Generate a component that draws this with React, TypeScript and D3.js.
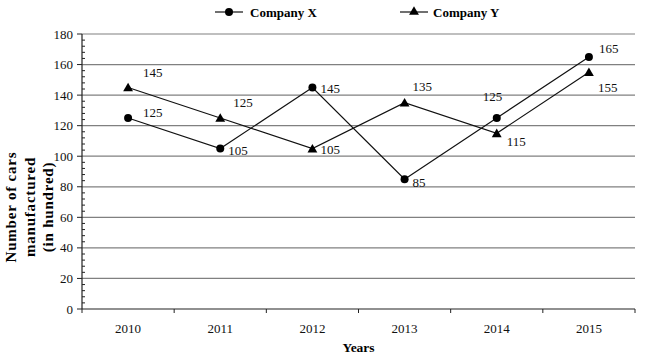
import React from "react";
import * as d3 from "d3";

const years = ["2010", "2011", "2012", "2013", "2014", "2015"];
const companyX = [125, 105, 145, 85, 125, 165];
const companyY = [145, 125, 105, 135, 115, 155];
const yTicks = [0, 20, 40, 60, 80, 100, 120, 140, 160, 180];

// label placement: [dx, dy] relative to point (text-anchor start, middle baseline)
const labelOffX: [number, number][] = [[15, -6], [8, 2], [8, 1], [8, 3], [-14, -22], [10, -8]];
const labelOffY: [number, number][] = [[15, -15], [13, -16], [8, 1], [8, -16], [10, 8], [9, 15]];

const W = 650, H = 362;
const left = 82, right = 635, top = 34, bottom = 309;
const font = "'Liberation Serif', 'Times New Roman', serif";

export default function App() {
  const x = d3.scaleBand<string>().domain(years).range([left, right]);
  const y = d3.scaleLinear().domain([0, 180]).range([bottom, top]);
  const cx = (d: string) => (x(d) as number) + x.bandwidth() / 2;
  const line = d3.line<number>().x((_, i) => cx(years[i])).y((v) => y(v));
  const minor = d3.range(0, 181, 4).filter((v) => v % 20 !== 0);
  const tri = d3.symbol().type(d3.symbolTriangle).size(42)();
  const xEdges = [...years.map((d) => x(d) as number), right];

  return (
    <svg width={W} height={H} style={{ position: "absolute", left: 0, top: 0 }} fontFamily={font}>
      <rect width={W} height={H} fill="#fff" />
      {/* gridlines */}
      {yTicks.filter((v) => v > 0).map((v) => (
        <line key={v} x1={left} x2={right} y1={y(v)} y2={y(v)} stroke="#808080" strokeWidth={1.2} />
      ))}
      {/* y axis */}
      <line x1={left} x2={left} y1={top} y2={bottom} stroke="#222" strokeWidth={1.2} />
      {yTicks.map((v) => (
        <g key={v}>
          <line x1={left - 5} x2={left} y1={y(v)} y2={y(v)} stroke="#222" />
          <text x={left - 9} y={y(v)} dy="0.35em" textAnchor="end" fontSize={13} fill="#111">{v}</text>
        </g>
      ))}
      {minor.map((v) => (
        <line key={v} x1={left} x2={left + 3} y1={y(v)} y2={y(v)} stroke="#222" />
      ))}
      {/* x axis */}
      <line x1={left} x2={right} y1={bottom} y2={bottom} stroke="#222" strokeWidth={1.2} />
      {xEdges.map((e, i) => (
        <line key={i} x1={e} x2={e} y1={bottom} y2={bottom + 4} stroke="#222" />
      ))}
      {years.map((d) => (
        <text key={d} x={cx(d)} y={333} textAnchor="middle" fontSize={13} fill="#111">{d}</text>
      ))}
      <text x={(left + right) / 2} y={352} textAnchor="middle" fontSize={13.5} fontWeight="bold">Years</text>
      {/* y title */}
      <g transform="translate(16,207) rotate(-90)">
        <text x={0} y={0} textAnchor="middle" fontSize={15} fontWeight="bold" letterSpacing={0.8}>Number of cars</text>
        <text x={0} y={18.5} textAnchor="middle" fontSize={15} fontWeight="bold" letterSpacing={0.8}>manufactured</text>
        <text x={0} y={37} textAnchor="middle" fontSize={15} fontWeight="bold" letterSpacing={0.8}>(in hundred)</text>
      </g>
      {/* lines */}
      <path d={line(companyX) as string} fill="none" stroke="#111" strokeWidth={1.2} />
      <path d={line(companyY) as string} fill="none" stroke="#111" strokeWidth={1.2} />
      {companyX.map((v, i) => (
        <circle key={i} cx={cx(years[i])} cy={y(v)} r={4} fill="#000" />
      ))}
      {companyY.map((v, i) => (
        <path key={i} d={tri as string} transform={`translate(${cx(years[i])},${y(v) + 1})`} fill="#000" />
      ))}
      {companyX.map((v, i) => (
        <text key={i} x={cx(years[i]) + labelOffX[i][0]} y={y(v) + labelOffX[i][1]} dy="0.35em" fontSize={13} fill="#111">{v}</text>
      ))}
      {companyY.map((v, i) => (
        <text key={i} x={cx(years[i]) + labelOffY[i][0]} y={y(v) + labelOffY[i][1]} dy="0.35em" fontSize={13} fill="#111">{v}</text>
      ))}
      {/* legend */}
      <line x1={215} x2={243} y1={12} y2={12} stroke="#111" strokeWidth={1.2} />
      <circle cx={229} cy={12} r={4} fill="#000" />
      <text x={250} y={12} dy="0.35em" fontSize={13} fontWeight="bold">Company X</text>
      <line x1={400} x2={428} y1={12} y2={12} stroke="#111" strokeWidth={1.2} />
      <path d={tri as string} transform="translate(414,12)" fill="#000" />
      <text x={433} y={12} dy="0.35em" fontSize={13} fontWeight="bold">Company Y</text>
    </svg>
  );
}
==
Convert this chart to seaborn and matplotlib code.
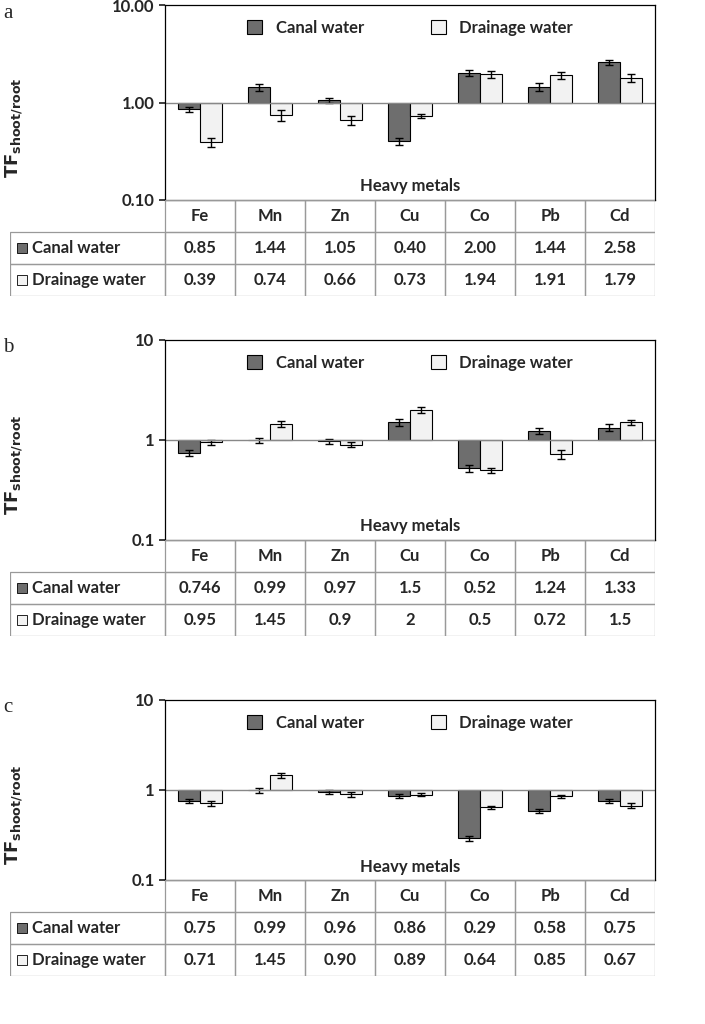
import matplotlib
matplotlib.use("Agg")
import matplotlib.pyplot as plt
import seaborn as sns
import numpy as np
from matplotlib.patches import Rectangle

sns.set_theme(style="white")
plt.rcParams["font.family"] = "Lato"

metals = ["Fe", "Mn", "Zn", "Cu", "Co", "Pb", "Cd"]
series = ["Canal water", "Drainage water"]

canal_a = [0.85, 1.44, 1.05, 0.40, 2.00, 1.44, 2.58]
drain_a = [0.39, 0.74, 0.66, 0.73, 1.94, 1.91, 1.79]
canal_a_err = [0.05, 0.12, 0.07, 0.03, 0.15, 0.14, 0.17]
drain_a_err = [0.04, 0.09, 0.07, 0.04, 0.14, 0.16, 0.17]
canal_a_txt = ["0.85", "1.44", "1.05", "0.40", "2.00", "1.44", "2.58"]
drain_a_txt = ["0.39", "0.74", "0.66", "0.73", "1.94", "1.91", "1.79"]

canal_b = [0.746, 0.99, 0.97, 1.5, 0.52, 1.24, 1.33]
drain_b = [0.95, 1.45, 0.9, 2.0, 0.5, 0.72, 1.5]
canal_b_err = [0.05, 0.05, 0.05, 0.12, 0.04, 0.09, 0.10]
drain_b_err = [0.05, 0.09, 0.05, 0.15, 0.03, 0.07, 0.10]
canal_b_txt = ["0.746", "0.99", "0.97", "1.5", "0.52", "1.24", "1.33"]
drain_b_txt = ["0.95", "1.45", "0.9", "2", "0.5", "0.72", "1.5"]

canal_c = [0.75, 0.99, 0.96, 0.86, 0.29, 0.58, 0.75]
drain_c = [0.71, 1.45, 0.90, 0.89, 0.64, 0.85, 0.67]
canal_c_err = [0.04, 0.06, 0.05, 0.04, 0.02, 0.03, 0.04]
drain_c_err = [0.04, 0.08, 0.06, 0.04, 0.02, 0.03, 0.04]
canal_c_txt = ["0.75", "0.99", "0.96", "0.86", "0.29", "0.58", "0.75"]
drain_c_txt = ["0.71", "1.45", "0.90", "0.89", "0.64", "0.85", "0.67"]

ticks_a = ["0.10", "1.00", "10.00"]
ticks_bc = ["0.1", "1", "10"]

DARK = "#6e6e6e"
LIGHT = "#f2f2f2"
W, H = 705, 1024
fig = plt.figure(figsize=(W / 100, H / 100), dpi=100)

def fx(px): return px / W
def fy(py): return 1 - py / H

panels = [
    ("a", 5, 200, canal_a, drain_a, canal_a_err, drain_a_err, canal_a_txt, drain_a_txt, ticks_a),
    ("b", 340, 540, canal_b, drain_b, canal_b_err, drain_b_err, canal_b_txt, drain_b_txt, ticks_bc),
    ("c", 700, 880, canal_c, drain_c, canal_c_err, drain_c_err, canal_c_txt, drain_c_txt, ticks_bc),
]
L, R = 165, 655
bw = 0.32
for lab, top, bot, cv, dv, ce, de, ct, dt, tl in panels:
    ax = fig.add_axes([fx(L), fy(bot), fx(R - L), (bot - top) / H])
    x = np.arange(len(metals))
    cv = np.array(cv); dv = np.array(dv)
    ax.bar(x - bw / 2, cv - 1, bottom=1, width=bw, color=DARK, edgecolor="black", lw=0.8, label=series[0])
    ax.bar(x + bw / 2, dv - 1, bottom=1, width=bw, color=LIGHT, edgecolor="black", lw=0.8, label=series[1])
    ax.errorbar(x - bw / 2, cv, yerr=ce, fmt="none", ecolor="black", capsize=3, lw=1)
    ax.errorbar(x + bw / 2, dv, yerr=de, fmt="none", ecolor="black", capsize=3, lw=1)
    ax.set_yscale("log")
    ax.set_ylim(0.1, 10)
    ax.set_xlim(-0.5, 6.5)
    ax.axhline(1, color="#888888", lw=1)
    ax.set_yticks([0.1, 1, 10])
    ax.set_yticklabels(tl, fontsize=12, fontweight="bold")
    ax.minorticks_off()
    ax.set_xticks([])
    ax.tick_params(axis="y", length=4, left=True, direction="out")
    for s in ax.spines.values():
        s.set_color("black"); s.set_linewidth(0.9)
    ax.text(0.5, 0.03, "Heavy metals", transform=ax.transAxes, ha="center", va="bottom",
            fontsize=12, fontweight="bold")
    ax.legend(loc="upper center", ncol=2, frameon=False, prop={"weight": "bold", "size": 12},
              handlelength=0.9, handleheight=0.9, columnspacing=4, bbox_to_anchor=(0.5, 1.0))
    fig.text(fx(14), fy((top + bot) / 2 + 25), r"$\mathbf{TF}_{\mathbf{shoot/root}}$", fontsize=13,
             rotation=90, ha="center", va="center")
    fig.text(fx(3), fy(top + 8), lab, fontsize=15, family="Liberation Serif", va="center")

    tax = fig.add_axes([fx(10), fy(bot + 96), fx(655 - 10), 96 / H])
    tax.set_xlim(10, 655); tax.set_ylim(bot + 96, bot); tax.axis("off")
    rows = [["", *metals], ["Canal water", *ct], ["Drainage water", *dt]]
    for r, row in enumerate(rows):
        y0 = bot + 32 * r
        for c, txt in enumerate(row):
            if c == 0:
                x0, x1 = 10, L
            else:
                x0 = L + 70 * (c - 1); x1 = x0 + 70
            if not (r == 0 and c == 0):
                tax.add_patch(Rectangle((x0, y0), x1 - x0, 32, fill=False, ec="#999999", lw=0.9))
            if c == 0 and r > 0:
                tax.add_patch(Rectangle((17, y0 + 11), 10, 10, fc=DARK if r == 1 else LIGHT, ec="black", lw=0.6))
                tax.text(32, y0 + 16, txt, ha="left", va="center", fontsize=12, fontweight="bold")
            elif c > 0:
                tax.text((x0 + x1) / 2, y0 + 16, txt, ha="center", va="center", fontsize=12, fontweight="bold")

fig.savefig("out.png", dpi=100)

_What needs to be done_.
Using the entries above, repeat exactly the lines from the one with "Generate a component" to the one with "140, 160, 180];", both included, and leave the pictures behind.

_Finished task_.
Generate a component that draws this with React, TypeScript and D3.js.
import React from "react";
import * as d3 from "d3";

const years = ["2010", "2011", "2012", "2013", "2014", "2015"];
const companyX = [125, 105, 145, 85, 125, 165];
const companyY = [145, 125, 105, 135, 115, 155];
const yTicks = [0, 20, 40, 60, 80, 100, 120, 140, 160, 180];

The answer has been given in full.